La rivoluzione è come il vento

seconda parte

...Non so bene perché mi sia fermato a guardare, ma quello che ho visto era un poveraccio davanti alla portiera aperta di una pattuglia della polizia. Un poveraccio rigido, stretto nelle spalle, le braccia abbandonate lungo i fianchi, cui due uomini in divisa intimavano non troppo amichevolmente di entrare in macchina. Un poveraccio che continua a rimanere fermo e si becca un manganellata tra capo e collo. E prima ancora di poter pensare che il polso continuava a fare fottutamente male, che avrei dovuto essere sotto i ferri di lì a un paio d’ore, che non era il caso di rompere le palle a una decina di poliziotti in servizio, oltretutto con una mano inservibile, che in fondo non era la mia guerra, ho sentito la voce esplodermi in un ringhio proveniente dallo stomaco, dando il la al coro selvaggio di improperi e minacce che si alzava contro quel robocop “de noantri” che ancora stringeva in mano il manganello, mentre i miei piedi seguivano la scia di mio padre che già si trovava a strattonare un paio di agenti. Lui, ultracinquantenne professore occhialuto e brizzolato, solo, lì in mezzo, a berciare e strattonare quando ancora i più giovani tra noi dovevano iniziare ad avvicinarsi. Poi mi ricordo solo mani addosso da tutte le parti, urla e sputi, i rayban di robocop che si schiantano a terra, una manganellata che fischia a tre centimetri dalla mia mano destra ancora in corsa per uno schiaffo e robocop con la faccia confusa sbattuto dentro una volante e portato via dai colleghi.

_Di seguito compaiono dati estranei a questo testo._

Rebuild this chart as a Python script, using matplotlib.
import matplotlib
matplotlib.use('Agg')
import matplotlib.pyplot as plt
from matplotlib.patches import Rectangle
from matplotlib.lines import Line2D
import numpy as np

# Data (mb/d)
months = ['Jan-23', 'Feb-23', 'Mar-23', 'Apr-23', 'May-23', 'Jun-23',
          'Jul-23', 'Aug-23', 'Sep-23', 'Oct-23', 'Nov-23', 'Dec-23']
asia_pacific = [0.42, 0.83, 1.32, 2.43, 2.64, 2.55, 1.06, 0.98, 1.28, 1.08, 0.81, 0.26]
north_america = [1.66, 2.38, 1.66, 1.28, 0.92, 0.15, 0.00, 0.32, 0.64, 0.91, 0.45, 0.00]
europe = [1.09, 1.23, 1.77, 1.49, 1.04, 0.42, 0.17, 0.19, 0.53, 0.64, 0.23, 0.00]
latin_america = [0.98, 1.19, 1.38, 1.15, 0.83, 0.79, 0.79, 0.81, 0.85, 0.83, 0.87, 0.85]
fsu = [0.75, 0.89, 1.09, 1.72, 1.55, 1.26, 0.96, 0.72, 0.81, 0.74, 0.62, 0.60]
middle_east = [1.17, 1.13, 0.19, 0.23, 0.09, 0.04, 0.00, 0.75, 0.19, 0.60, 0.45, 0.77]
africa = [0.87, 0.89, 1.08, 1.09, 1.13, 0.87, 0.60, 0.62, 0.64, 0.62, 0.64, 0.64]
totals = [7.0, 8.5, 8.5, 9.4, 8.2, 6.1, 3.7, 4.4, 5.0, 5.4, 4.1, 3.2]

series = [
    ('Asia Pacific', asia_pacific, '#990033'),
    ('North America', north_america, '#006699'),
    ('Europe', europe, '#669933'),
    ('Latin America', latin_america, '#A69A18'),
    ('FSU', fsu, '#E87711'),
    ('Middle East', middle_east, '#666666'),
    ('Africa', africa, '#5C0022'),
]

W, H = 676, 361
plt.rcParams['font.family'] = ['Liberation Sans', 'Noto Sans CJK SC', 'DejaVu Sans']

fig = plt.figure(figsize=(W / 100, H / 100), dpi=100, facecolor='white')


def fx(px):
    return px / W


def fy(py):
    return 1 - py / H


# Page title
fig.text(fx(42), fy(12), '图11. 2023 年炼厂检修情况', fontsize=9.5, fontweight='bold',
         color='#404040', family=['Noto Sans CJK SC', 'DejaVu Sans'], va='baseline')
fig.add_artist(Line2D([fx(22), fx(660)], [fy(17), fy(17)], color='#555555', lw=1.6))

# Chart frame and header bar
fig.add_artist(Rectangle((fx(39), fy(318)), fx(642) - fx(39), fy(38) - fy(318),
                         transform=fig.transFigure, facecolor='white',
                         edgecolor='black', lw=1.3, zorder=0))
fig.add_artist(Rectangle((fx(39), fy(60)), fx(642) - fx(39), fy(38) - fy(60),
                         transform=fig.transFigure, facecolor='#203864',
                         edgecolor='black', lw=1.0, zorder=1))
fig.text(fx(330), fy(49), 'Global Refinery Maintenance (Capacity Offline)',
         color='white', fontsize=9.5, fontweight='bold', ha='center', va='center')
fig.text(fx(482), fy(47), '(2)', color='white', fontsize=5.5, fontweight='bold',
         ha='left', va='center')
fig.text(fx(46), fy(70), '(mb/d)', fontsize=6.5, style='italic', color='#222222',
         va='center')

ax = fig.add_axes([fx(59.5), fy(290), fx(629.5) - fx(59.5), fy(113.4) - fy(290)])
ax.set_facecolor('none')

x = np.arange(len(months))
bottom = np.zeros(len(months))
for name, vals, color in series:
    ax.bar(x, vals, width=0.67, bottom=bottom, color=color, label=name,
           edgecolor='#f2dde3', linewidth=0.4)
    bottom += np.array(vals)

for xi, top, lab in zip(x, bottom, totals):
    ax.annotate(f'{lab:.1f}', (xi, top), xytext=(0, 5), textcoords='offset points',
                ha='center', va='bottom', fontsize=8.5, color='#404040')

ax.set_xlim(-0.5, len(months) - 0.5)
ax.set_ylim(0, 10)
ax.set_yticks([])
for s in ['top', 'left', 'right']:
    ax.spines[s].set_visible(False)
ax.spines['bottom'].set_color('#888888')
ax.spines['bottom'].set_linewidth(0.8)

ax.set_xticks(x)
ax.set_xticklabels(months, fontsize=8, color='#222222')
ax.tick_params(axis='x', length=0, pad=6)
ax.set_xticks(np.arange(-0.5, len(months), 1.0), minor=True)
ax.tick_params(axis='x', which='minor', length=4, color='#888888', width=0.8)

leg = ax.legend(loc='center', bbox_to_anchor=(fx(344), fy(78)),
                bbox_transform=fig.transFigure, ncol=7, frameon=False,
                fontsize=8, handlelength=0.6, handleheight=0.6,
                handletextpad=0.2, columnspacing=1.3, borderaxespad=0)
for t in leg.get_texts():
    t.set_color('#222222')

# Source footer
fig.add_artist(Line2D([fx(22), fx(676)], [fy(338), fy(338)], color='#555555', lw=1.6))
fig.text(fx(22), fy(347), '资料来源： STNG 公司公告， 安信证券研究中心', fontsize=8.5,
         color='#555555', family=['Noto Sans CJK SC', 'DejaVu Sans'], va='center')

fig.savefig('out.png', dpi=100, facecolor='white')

Mentre nella penombra fresca riprendevo fiato, ho pensato che se era successa una cosa del genere allora forse quel cambiamento che spasmodicamente stiamo cercando non può essere lontano. Che per rendere migliore il nostro paese basta comportarsi secondo coscienza, al di là di bandiere, politica e convinzioni. Ho pensato che la rivoluzione che ci occorre è questa, senza fucili e senza molotov, ma con la sana voglia di difendere quello che è giusto per tutti contro chiunque voglia toccarlo, fosse pure lo stato.

Mentre gli ultimi capannelli di gente si disperdevano, una brezza tiepida si è alzata ad accarezzare il quartiere. L’ho vista passare attraverso le foglie degli alberi, tra i capelli di quanti avevano partecipato a quel teatrino, prima ancora di avvertirla nell’androne dove mi trovavo.
E' stato come un abbraccio collettivo, il segno tangibile di quel fiero sentimento di giustizia che ancora ci riempiva, nonostante stessimo già tornando a scannarci per roma e lazio, il parcheggio e le liti condominiali. La rivoluzione, se è vera, ti prende senza chiederti cosa hai da fare, come la pensi o chi voti. Come il vento.

Grazie alla gente del mio quartiere che non se ne è stata con le mani in tasca quando si è trovata ad assistere allo spettacolo dello stato che abusa del proprio potere.
Grazie a chi, senza conoscermi, mi ha portato via da quel marasma nascondendomi in un portone che non era il mio.
Grazie al capitano di robocop, che in mezzo al casino ordinava a pieni polmoni ai suoi sottoposti di rimettere via i manganelli, e che a cose finite si è scusato con tutti stringendo la mano a mio padre.
Grazie a robocop per avermi ricordato cosa vuol dire l'espressione "imperativo morale".
Grazie a mio padre, che dopo quella mattina non sbuffa più quando mi sente parlare di thai boxe, e guarda con più rispetto le mie tibie perennemente coperte di lividi.
Grazie a tutte le persone che passando di lì quel giorno non hanno tirato dritto come io ero intenzionato a fare, dimostrandomi che il mio popolo non sta dormendo.
Grazie a chi, in questa storia, si è comportato come si conviene a un buon Italiano.